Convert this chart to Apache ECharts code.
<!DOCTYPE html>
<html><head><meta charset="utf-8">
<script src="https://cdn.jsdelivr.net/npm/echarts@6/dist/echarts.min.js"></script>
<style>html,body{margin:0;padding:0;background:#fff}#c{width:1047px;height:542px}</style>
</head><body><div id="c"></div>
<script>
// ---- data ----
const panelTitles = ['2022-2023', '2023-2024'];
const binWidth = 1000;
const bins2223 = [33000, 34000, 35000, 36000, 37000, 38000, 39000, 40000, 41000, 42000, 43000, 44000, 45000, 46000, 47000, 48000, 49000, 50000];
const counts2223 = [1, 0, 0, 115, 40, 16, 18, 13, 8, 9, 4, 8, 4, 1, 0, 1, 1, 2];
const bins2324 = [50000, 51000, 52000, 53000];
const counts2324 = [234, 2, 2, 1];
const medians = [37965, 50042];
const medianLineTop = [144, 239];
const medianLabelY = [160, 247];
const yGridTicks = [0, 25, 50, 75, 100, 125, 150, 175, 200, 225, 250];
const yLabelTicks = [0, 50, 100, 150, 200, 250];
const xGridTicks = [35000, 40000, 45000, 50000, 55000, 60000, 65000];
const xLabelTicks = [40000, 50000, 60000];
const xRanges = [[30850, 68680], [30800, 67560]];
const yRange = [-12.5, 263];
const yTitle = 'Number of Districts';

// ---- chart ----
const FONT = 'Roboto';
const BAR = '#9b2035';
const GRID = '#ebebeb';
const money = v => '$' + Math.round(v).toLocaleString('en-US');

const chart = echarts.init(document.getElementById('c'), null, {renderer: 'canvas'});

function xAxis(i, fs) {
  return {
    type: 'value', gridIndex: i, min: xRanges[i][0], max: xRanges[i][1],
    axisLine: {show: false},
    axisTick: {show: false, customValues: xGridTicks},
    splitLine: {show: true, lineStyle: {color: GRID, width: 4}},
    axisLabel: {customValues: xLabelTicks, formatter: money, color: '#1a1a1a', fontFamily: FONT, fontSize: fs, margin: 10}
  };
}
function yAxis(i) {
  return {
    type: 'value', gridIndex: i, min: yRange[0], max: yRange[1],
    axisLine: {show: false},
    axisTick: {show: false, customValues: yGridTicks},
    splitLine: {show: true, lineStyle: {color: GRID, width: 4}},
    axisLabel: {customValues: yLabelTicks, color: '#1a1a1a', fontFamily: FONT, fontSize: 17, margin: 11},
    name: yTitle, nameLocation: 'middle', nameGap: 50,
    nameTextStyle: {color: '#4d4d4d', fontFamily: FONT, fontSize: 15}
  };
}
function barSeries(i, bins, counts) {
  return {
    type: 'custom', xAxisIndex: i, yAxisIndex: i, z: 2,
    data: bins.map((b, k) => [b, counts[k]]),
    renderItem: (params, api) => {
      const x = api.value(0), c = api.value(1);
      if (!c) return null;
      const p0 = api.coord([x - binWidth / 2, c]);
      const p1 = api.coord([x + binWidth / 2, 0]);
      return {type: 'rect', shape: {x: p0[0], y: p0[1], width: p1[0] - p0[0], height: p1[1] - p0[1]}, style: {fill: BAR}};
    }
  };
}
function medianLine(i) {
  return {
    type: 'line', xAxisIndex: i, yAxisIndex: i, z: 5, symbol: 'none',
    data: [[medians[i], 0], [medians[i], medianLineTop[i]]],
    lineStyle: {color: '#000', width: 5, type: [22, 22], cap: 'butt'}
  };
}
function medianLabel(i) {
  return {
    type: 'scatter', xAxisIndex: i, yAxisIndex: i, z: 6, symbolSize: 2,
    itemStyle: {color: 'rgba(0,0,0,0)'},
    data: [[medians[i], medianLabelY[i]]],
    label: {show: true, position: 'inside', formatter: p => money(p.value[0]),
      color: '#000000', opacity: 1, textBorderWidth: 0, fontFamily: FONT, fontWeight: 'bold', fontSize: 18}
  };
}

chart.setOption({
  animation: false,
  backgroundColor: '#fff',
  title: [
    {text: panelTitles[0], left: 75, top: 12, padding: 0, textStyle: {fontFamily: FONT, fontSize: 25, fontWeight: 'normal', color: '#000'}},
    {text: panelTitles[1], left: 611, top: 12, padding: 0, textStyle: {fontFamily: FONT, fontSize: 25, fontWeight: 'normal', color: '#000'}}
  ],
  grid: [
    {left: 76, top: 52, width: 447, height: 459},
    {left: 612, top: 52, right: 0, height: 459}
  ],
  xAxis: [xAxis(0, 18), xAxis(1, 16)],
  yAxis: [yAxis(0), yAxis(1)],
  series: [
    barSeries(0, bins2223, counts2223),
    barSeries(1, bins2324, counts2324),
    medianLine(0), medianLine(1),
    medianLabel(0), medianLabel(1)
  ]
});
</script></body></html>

----

_Challenge:_ Each line above must be printed exactly as it appears.

_Solution:_
Convert this chart to Apache ECharts code.
<!DOCTYPE html>
<html><head><meta charset="utf-8">
<script src="https://cdn.jsdelivr.net/npm/echarts@6/dist/echarts.min.js"></script>
<style>html,body{margin:0;padding:0;background:#fff}#c{width:1047px;height:542px}</style>
</head><body><div id="c"></div>
<script>
// ---- data ----
const panelTitles = ['2022-2023', '2023-2024'];
const binWidth = 1000;
const bins2223 = [33000, 34000, 35000, 36000, 37000, 38000, 39000, 40000, 41000, 42000, 43000, 44000, 45000, 46000, 47000, 48000, 49000, 50000];
const counts2223 = [1, 0, 0, 115, 40, 16, 18, 13, 8, 9, 4, 8, 4, 1, 0, 1, 1, 2];
const bins2324 = [50000, 51000, 52000, 53000];
const counts2324 = [234, 2, 2, 1];
const medians = [37965, 50042];
const medianLineTop = [144, 239];
const medianLabelY = [160, 247];
const yGridTicks = [0, 25, 50, 75, 100, 125, 150, 175, 200, 225, 250];
const yLabelTicks = [0, 50, 100, 150, 200, 250];
const xGridTicks = [35000, 40000, 45000, 50000, 55000, 60000, 65000];
const xLabelTicks = [40000, 50000, 60000];
const xRanges = [[30850, 68680], [30800, 67560]];
const yRange = [-12.5, 263];
const yTitle = 'Number of Districts';

// ---- chart ----
const FONT = 'Roboto';
const BAR = '#9b2035';
const GRID = '#ebebeb';
const money = v => '$' + Math.round(v).toLocaleString('en-US');

const chart = echarts.init(document.getElementById('c'), null, {renderer: 'canvas'});

function xAxis(i, fs) {
  return {
    type: 'value', gridIndex: i, min: xRanges[i][0], max: xRanges[i][1],
    axisLine: {show: false},
    axisTick: {show: false, customValues: xGridTicks},
    splitLine: {show: true, lineStyle: {color: GRID, width: 4}},
    axisLabel: {customValues: xLabelTicks, formatter: money, color: '#1a1a1a', fontFamily: FONT, fontSize: fs, margin: 10}
  };
}
function yAxis(i) {
  return {
    type: 'value', gridIndex: i, min: yRange[0], max: yRange[1],
    axisLine: {show: false},
    axisTick: {show: false, customValues: yGridTicks},
    splitLine: {show: true, lineStyle: {color: GRID, width: 4}},
    axisLabel: {customValues: yLabelTicks, color: '#1a1a1a', fontFamily: FONT, fontSize: 17, margin: 11},
    name: yTitle, nameLocation: 'middle', nameGap: 50,
    nameTextStyle: {color: '#4d4d4d', fontFamily: FONT, fontSize: 15}
  };
}
function barSeries(i, bins, counts) {
  return {
    type: 'custom', xAxisIndex: i, yAxisIndex: i, z: 2,
    data: bins.map((b, k) => [b, counts[k]]),
    renderItem: (params, api) => {
      const x = api.value(0), c = api.value(1);
      if (!c) return null;
      const p0 = api.coord([x - binWidth / 2, c]);
      const p1 = api.coord([x + binWidth / 2, 0]);
      return {type: 'rect', shape: {x: p0[0], y: p0[1], width: p1[0] - p0[0], height: p1[1] - p0[1]}, style: {fill: BAR}};
    }
  };
}
function medianLine(i) {
  return {
    type: 'line', xAxisIndex: i, yAxisIndex: i, z: 5, symbol: 'none',
    data: [[medians[i], 0], [medians[i], medianLineTop[i]]],
    lineStyle: {color: '#000', width: 5, type: [22, 22], cap: 'butt'}
  };
}
function medianLabel(i) {
  return {
    type: 'scatter', xAxisIndex: i, yAxisIndex: i, z: 6, symbolSize: 2,
    itemStyle: {color: 'rgba(0,0,0,0)'},
    data: [[medians[i], medianLabelY[i]]],
    label: {show: true, position: 'inside', formatter: p => money(p.value[0]),
      color: '#000000', opacity: 1, textBorderWidth: 0, fontFamily: FONT, fontWeight: 'bold', fontSize: 18}
  };
}

chart.setOption({
  animation: false,
  backgroundColor: '#fff',
  title: [
    {text: panelTitles[0], left: 75, top: 12, padding: 0, textStyle: {fontFamily: FONT, fontSize: 25, fontWeight: 'normal', color: '#000'}},
    {text: panelTitles[1], left: 611, top: 12, padding: 0, textStyle: {fontFamily: FONT, fontSize: 25, fontWeight: 'normal', color: '#000'}}
  ],
  grid: [
    {left: 76, top: 52, width: 447, height: 459},
    {left: 612, top: 52, right: 0, height: 459}
  ],
  xAxis: [xAxis(0, 18), xAxis(1, 16)],
  yAxis: [yAxis(0), yAxis(1)],
  series: [
    barSeries(0, bins2223, counts2223),
    barSeries(1, bins2324, counts2324),
    medianLine(0), medianLine(1),
    medianLabel(0), medianLabel(1)
  ]
});
</script></body></html>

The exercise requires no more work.